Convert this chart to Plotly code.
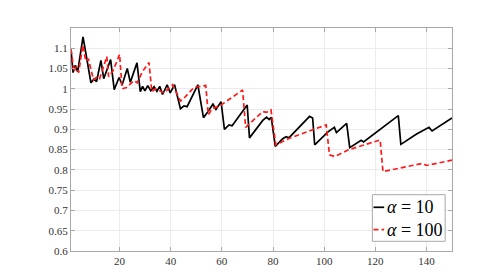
import plotly.graph_objects as go

# alpha = 10 (black solid)
x_a10 = [1, 1.8, 2.7, 3.6, 5.7, 6.8, 8.8, 10, 11, 12.7, 13.8, 16.5, 17.9, 19.8, 21, 23, 24.2,
         26.8, 28.1, 29, 29.9, 31, 32.2, 33.5, 34.6, 35.7, 36.8, 38.6, 39.8, 41.5, 43.8, 45.2,
         46.4, 50.6, 52.8, 54.4, 56.5, 57.7, 59.7, 61, 62.8, 64, 69.9, 70.8, 76, 77.5, 78.5,
         79.3, 80.9, 83.8, 85.1, 86.2, 94.3, 95.5, 96.3, 101.5, 104, 104.8, 108.8, 110, 113.5,
         114.5, 115.4, 129, 130, 136, 141, 142.2, 150]
y_a10 = [1.097, 1.04, 1.058, 1.042, 1.128, 1.085, 1.015, 1.024, 1.018, 1.07, 1.025, 1.072, 0.998,
         1.028, 1.01, 1.05, 1.016, 1.064, 0.993, 1.006, 0.995, 1.008, 0.995, 1.005, 0.994, 1.006,
         0.986, 1.01, 0.99, 1.01, 0.951, 0.958, 0.956, 1.01, 0.929, 0.942, 0.962, 0.949, 0.968,
         0.9, 0.911, 0.909, 0.96, 0.879, 0.922, 0.93, 0.924, 0.93, 0.858, 0.877, 0.882, 0.879,
         0.932, 0.928, 0.862, 0.894, 0.905, 0.892, 0.915, 0.855, 0.87, 0.873, 0.869, 0.934,
         0.863, 0.888, 0.905, 0.896, 0.928]

# alpha = 100 (red dashed)
x_a100 = [1, 2.2, 3, 4, 5.6, 6.8, 7.8, 9.8, 11.2, 12.2, 14, 15, 15.7, 17.5, 20, 21, 22.7, 25.6,
          26.9, 28.9, 31.5, 32.6, 34, 35.5, 37.4, 39, 40.7, 43.8, 44.6, 49.2, 53.7, 54.7, 56.4,
          59, 68.1, 69.3, 76, 77.5, 79.2, 81.1, 86.4, 100.8, 102.1, 104.1, 109.3, 121.9, 123,
          138.5, 140, 150]
y_a100 = [1.097, 1.042, 1.055, 1.04, 1.108, 1.068, 1.074, 1.022, 1.03, 1.025, 1.06, 1.08, 1.03,
          1.045, 1.085, 1.0, 1.003, 1.02, 1.015, 1.042, 1.065, 0.993, 1.0, 0.995, 0.99, 1.0,
          1.01, 0.97, 0.973, 1.004, 1.008, 0.936, 0.952, 0.957, 0.997, 0.905, 0.944, 0.942,
          0.948, 0.862, 0.878, 0.911, 0.837, 0.833, 0.849, 0.874, 0.796, 0.816, 0.811, 0.824]

series_names = ["<i>α</i> = 10", "<i>α</i> = 100"]
series_colors = ["black", "#ff1a1a"]
series_dash = ["solid", "5px,3px"]

y_ticks = [0.6, 0.65, 0.7, 0.75, 0.8, 0.85, 0.9, 0.95, 1.0, 1.05, 1.1]
y_tick_labels = ["0.6", "0.65", "0.7", "0.75", "0.8", "0.85", "0.9", "0.95", "1", "1.05", "1.1"]
x_ticks = [20, 40, 60, 80, 100, 120, 140]

fig = go.Figure()
for xs, ys, nm, col, ds in [(x_a10, y_a10, series_names[0], series_colors[0], series_dash[0]),
                            (x_a100, y_a100, series_names[1], series_colors[1], series_dash[1])]:
    fig.add_trace(go.Scatter(x=xs, y=ys, mode="lines", name=nm,
                             line=dict(color=col, width=1.7, dash=ds), showlegend=False))

axis_common = dict(showgrid=True, gridcolor="#ececec", gridwidth=1, zeroline=False,
                   showline=True, linecolor="#a8a8a8", linewidth=1, mirror="ticks",
                   ticks="inside", ticklen=4, tickcolor="#a8a8a8",
                   tickfont=dict(family="Liberation Serif", size=11, color="#333"))

fig.update_xaxes(range=[1, 150], tickvals=x_ticks, **axis_common)
fig.update_yaxes(range=[0.6, 1.15], tickvals=y_ticks, ticktext=y_tick_labels, **axis_common)

# compact legend box (paper coordinates)
lx0, lx1, ly0, ly1 = 0.791, 0.982, 0.0435, 0.2525
row_y = [0.196, 0.0955]
shapes = [dict(type="rect", xref="paper", yref="paper", x0=lx0, x1=lx1, y0=ly0, y1=ly1,
               line=dict(color="#a8a8a8", width=1), fillcolor="white", layer="above")]
annotations = []
for i in range(2):
    shapes.append(dict(type="line", xref="paper", yref="paper", x0=0.794, x1=0.822,
                       y0=row_y[i], y1=row_y[i],
                       line=dict(color=series_colors[i], width=1.7, dash=series_dash[i]),
                       layer="above"))
    annotations.append(dict(xref="paper", yref="paper", x=0.823, y=row_y[i], xanchor="left",
                            yanchor="middle", showarrow=False, text=series_names[i],
                            font=dict(family="Liberation Serif", size=18, color="black")))

fig.update_layout(
    width=491, height=273,
    margin=dict(l=63, r=47, t=20, b=30),
    paper_bgcolor="white", plot_bgcolor="white",
    showlegend=False,
    shapes=shapes, annotations=annotations,
)

fig.write_html("out.html")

◆ What the task asks:
Return the material line for line, from its beginning to the line that contains "0.863, 0.888, 0.905, 0.896, 0.928]", with the pictures left out.

◆ In response:
Convert this chart to Plotly code.
import plotly.graph_objects as go

# alpha = 10 (black solid)
x_a10 = [1, 1.8, 2.7, 3.6, 5.7, 6.8, 8.8, 10, 11, 12.7, 13.8, 16.5, 17.9, 19.8, 21, 23, 24.2,
         26.8, 28.1, 29, 29.9, 31, 32.2, 33.5, 34.6, 35.7, 36.8, 38.6, 39.8, 41.5, 43.8, 45.2,
         46.4, 50.6, 52.8, 54.4, 56.5, 57.7, 59.7, 61, 62.8, 64, 69.9, 70.8, 76, 77.5, 78.5,
         79.3, 80.9, 83.8, 85.1, 86.2, 94.3, 95.5, 96.3, 101.5, 104, 104.8, 108.8, 110, 113.5,
         114.5, 115.4, 129, 130, 136, 141, 142.2, 150]
y_a10 = [1.097, 1.04, 1.058, 1.042, 1.128, 1.085, 1.015, 1.024, 1.018, 1.07, 1.025, 1.072, 0.998,
         1.028, 1.01, 1.05, 1.016, 1.064, 0.993, 1.006, 0.995, 1.008, 0.995, 1.005, 0.994, 1.006,
         0.986, 1.01, 0.99, 1.01, 0.951, 0.958, 0.956, 1.01, 0.929, 0.942, 0.962, 0.949, 0.968,
         0.9, 0.911, 0.909, 0.96, 0.879, 0.922, 0.93, 0.924, 0.93, 0.858, 0.877, 0.882, 0.879,
         0.932, 0.928, 0.862, 0.894, 0.905, 0.892, 0.915, 0.855, 0.87, 0.873, 0.869, 0.934,
         0.863, 0.888, 0.905, 0.896, 0.928]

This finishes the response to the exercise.